African film makes the cut
2004-05-22 21:41
Cannes - Senegal's Ousmane Sembene, at 81 the Cannes film festival's oldest director, scooped two awards on Saturday for his much-noted film denouncing female circumcision, Moolade.
The film by the director considered the father of African cinema won the top prize in the festival's auteur section of 21 films from across the world, Un Certain Regard, and also was named the runner-up by the 2004 Ecumenical Jury.
The film, that jury said, "takes a stand against an extreme Islamic position which uses religion abusively to submit young girls to female circumcision".
Sembene was not in Cannes to comment, but had said in an interview during the festival that "when women progress, society progresses".
Africa's lone entry at this year's 12-day festival won a strong ovation at its screening, which was attended by Senegal's first lady Viviane Wade. It was mentioned by several international film critics as one of the movies that stood out of the scores shown during the 12-day film bonanza.
Girls refuse to be cut
The film was shot in a country village built around one of west Africa's oldest mosques, where the women rise up against the male elders to protect several young girls refusing to be cut according to the ritual of purification.

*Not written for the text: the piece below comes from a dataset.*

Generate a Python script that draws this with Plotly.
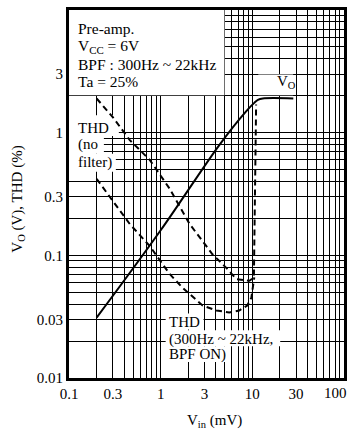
import plotly.graph_objects as go

# ---- data ----
vin_vo = [0.2, 1.0, 4.4, 8.6, 10.5, 11.5, 13.0, 28.0]
vo = [0.031, 0.16, 0.8, 1.5, 1.75, 1.85, 1.9, 1.9]

vin_thd_nf = [0.2, 0.3, 0.46, 0.76, 1.25, 1.6, 2.07, 3.67, 5.2, 6.7, 9.3, 10.4, 10.6, 10.8, 11.0]
thd_nf = [1.9, 1.34, 0.87, 0.6, 0.35, 0.25, 0.18, 0.102, 0.079, 0.064, 0.062, 0.066, 0.2, 0.8, 1.7]

vin_thd_bpf = [0.2, 0.29, 0.46, 0.76, 1.25, 1.73, 2.86, 4.06, 5.6, 7.2, 8.8, 9.75, 10.2, 10.5]
thd_bpf = [0.42, 0.29, 0.18, 0.119, 0.0706, 0.0545, 0.039, 0.0355, 0.0342, 0.0355, 0.039, 0.045, 0.055, 0.066]

x_tickvals = [0.1, 0.3, 1, 3, 10, 30]
x_ticktext = ["0.1", "0.3", "1", "3", "10", "30"]
x_last_tick = "100"
y_tickvals = [0.01, 0.03, 0.1, 0.3, 1, 3]
y_ticktext = ["0.01", "0.03", "0.1", "0.3", "1", "3"]

x_grid = [m * 10 ** e for e in range(-1, 2) for m in range(1, 10)] + [100]
y_grid = [m * 10 ** e for e in range(-2, 1) for m in range(1, 10)] + [10]

# ---- layout geometry (pixels) ----
W, H = 354, 431
L, R, T, B = 69, 345, 7, 378
XLOG = (-1.0, 2.0)
YLOG = (-2.0, 1.0)


def px2x(px):
    return (px - L) / (R - L)


def py2y(py):
    return (B - py) / (B - T)


def px2data(px):
    return 10 ** (XLOG[0] + (px - L) / (R - L) * (XLOG[1] - XLOG[0]))


def py2data(py):
    return 10 ** (YLOG[0] + (B - py) / (B - T) * (YLOG[1] - YLOG[0]))


FONT = "Liberation Serif, Times New Roman, serif"
line_style = dict(color="black", width=2)
dash_style = dict(color="black", width=2, dash="6px,4px")

fig = go.Figure()

# white-out boxes behind labels (drawn above grid, below curves)
boxes = [
    (L - 3, T - 3, 225, 93),      # condition box
    (259, 72, 294, 93),           # Vo label
    (L - 3, 113, 119, 134),       # THD
    (L - 3, 134, 104, 152),       # (no
    (L - 3, 152, 116, 170),       # filter)
    (166, 313, 204, 329),         # THD
    (166, 330, 281, 346),         # (300Hz~22kHz,
    (166, 346, 231, 362),         # BPF ON)
]
for x0, y0, x1, y1 in boxes:
    a, b = px2data(x0), px2data(x1)
    c, d = py2data(y1), py2data(y0)
    fig.add_trace(go.Scatter(x=[a, b, b, a, a], y=[c, c, d, d, c], mode="none",
                             fill="toself", fillcolor="white", hoverinfo="skip",
                             showlegend=False))

fig.add_trace(go.Scatter(x=vin_vo, y=vo, mode="lines", line=line_style,
                         line_shape="spline", showlegend=False))
fig.add_trace(go.Scatter(x=vin_thd_nf, y=thd_nf, mode="lines", line=dash_style,
                         showlegend=False))
fig.add_trace(go.Scatter(x=vin_thd_bpf, y=thd_bpf, mode="lines", line=dash_style,
                         showlegend=False))

annotations = []


def add_text(text, px, py, xanchor="left", yanchor="middle", size=15, angle=0):
    annotations.append(dict(text=text, x=px2x(px), y=py2y(py), xref="paper", yref="paper",
                            xanchor=xanchor, yanchor=yanchor, showarrow=False,
                            textangle=angle, font=dict(family=FONT, size=size, color="black")))


add_text("Pre-amp.", 76, 26, size=15.5)
add_text("V<sub>CC</sub> = 6V", 76, 44, size=15.5)
add_text("BPF : 300Hz ~ 22kHz", 76, 62, size=15.5)
add_text("Ta = 25%", 76, 79, size=15.5)
add_text("V<sub>O</sub>", 276, 80)
add_text("THD", 76, 126)
add_text("(no", 76, 143)
add_text("filter)", 76, 161)
add_text("THD", 167, 322)
add_text("(300Hz ~ 22kHz,", 167, 339)
add_text("BPF ON)", 167, 354)
add_text("V<sub>O</sub> (V), THD (%)", 18, 198, xanchor="center", angle=-90)
add_text("V<sub>in</sub> (mV)", 215, 410, xanchor="center", yanchor="top")
add_text(x_last_tick, 336, 393, xanchor="center")

axis_common = dict(type="log", showline=True, linewidth=3, linecolor="black", mirror=True,
                   ticks="", showgrid=True, gridcolor="black", gridwidth=1, zeroline=False,
                   tickfont=dict(family=FONT, size=15, color="black"), tickmode="array")

fig.update_xaxes(range=[XLOG[0] - 0.0002, XLOG[1] + 0.0002], tickvals=x_tickvals, ticktext=x_ticktext,
                 minor=dict(tickmode="array", tickvals=x_grid, showgrid=True,
                            gridcolor="black", gridwidth=1, ticks=""),
                 **axis_common)
fig.update_yaxes(range=[YLOG[0] - 0.0002, YLOG[1] + 0.0002], tickvals=y_tickvals, ticktext=y_ticktext,
                 minor=dict(tickmode="array", tickvals=y_grid, showgrid=True,
                            gridcolor="black", gridwidth=1, ticks=""),
                 **axis_common)

fig.update_layout(width=W, height=H, margin=dict(l=L, r=W - R, t=T, b=H - B),
                  paper_bgcolor="white", plot_bgcolor="white",
                  annotations=annotations,
                  font=dict(family=FONT, color="black"))

fig.write_html("out.html")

"Female circumcision is a problem affecting 38 African nations," Sembene said. "There has been progress but there are still men and women reluctant to stop, who cling to the values of the past."
The movie's heroine, Colle Gallo Ardo Sy, refuses to have her only daughter mutilated, saying that the ritual was responsible for her own loss of two babies at birth and the delivery of her sole surviving baby by caesarean section. Girls' lives were at stake, she argues in the film.
I make militant films
"The film will stir debate in Africa", Sembene said. "That was my aim. I make militant films and this one will serve as a basis to bring men and women together to talk. We will travel by truck through the countrysides of Mali, Senegal, Burkina Faso, Ivory Coast and Guinea-Bissau to show the film."
The deeply-entrenched practice, most commonly carried out between the ages of four and eight, involves the removal of part, or all, of the female genitalia - in most cases part of the clitoris and labia.
According to Amnesty International, an estimated 135 million girls and women across the world are circumcised, and two million girls a year are at risk. It is practised extensively in Africa and is common in parts of the Middle East.
"Women," the Senegalese first lady said, "who are playing an increasingly important role in society, find female circumcision intolerable nowadays."
Moolade is Sembene's eighth feature-length film and is part of a trilogy, the first being his 2000 film "Faat-Kine" about a single mother in modern Dakar.
The third movie is still in the pipeline and is to be about "African-style corruption", he said. "No project is ever easy," he said. "I'm looking for partners."